Maybe it’s because I’m more used to the self-aggrandizing typical in the ‘startup posting on social media’ era and am better at reading between the lines, but you’re acting in really bad faith by calling it lies and it’s becoming annoying. I actually tried it last night and they delivered improvements.[0]
We are working with Nvidia to include this in their official community image.
We are actively in talks with Nvidia and would welcome further dialogue with them here for the community to participate in.
There’s nothing preposterous being said here. So they contacted Nvidia, and probably asked them what it would take to be in their community images, a few back and forth emails. What’s so unbelievable about this? Did you interpret this as them saying ‘Jensen himself invited us to party on his yacht because he thinks our software is so brilliant?’
We are in communication with the Qwen team
Same thing. So they probably contacted the Qwen team for technical advice on what they could do to improve performance for Qwen models, Qwen gave them some helpful answers (or not). This is how I read this.
The wording used could be less glamorous for such a small thing, but you make it sound like they’re talking about their dad working at Nintendo and having a long-distance girlfriend up in Canada. None of this stuff is unbelievable.
No, just usual human error. Proof vibe code is not in place.
The project is open-source and obviously coded with AI assistance, just based on the comments in the one source file I bothered reading. Every professional developer I know uses AI for agentic coding, so there’s nothing wrong with using AI. If we want to be charitable, his definition of vibe-coding here is the cynical ‘written entirely by AI without the human understanding anything’ one which I’ve seen posted.
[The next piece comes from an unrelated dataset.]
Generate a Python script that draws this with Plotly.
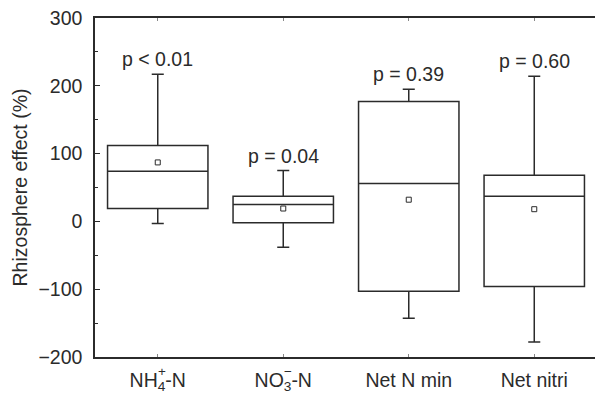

But if he’s claiming they don’t use AI at all for coding, then I’d bet on that being a lie.
[0] According to to my own informal test last night, just a basic token-per-second speed test for a single request, atlas + Qwen 27B NVFP4 has +18% faster inference speed compared to vllm-spark-docker + Qwen 27B AWQ:
- +18% faster token-per-second
- Atlas starts serving the model like 10x faster (didn’t time it)
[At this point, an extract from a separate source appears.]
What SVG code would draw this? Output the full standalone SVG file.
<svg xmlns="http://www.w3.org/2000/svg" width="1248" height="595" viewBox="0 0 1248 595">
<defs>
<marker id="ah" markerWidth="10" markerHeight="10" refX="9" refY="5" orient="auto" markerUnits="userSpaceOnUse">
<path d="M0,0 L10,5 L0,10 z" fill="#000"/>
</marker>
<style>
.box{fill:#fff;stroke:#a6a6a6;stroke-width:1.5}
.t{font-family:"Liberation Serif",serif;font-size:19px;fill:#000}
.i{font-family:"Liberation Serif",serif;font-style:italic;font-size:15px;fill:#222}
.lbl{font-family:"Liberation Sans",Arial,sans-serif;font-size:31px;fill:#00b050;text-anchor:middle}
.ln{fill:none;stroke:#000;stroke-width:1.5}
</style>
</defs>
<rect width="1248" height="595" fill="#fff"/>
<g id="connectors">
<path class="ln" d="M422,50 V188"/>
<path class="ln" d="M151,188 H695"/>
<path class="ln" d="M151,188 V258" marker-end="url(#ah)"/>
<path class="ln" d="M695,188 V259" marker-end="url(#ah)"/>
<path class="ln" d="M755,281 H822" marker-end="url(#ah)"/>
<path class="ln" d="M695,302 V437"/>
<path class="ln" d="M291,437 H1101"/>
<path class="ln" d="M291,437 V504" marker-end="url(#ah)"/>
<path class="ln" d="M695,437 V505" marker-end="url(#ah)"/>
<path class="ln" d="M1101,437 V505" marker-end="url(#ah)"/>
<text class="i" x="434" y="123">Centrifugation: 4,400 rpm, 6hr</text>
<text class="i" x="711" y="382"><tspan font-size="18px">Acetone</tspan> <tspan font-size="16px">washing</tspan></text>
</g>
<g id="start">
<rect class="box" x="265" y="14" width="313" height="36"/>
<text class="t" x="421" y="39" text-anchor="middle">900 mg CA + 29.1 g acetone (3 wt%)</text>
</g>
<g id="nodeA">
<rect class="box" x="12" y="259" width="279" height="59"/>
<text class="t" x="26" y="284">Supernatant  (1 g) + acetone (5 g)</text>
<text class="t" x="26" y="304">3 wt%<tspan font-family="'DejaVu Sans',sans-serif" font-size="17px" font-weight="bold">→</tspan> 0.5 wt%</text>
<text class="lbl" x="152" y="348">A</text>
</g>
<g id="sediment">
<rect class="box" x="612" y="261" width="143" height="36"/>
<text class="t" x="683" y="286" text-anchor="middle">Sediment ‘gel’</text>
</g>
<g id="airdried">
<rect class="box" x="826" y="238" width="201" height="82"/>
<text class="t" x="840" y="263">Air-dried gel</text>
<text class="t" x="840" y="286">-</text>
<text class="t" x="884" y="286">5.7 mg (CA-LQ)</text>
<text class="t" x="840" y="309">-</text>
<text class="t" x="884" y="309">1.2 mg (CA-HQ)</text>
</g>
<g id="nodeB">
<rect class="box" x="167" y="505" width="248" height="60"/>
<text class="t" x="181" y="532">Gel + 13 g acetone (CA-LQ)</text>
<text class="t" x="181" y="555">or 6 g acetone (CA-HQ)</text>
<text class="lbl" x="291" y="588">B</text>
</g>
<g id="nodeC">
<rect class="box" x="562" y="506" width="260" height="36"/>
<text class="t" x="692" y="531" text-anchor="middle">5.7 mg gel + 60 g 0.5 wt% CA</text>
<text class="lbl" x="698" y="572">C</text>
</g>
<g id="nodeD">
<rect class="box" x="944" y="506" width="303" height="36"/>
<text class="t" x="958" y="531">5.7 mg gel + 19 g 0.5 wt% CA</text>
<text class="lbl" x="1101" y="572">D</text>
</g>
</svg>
- Minor point: Atlas docker image is 2.8GB vs spark-vllm-docker’s18.5GB
To me they delivered something useful and I wish them well. They just need to clean up their doc with ready-to-use recipes.
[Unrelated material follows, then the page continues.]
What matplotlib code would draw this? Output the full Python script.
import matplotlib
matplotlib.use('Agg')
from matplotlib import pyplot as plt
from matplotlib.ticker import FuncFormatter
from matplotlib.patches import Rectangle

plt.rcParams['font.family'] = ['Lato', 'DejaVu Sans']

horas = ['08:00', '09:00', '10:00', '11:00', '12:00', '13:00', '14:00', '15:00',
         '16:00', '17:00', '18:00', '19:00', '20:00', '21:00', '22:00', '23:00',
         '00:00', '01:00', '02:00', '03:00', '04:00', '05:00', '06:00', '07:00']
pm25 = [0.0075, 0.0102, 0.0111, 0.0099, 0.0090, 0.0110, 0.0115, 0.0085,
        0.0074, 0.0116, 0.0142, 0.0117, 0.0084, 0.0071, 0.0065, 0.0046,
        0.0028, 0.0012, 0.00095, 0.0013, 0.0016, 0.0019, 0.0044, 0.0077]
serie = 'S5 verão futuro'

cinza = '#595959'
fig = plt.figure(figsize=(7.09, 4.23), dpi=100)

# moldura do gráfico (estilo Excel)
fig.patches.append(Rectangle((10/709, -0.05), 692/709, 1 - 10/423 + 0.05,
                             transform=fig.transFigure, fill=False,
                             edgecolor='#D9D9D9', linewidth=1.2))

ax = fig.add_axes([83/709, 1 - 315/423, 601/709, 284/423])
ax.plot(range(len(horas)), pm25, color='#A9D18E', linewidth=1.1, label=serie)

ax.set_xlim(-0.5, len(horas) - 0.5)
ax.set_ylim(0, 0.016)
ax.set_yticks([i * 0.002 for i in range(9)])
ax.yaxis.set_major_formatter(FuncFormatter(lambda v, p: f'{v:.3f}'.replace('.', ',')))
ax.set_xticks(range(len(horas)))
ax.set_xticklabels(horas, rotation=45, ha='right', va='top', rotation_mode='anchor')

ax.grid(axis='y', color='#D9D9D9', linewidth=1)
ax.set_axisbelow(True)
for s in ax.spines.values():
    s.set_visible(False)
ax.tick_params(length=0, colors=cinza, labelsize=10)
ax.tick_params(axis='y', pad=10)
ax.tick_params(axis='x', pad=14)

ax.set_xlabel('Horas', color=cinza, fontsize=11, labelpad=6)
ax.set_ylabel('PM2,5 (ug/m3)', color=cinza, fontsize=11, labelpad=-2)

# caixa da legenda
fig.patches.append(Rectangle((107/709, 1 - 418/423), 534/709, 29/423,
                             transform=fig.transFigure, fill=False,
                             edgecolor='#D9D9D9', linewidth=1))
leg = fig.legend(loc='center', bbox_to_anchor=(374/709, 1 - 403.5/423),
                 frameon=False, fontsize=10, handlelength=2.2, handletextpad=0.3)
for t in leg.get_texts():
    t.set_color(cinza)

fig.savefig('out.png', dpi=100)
You don’t have to accept a good gift with grace, I don’t know what things were like in those old threads you posted in, but as of yesterday, in May 2026, Atlas is an open-source project and a good community contribution. The numbers don’t lie. End-users like me only care about the numbers. Please tone down the hostility and ad hominems, stick to posting real criticisms OF THE TOOL if you have any left.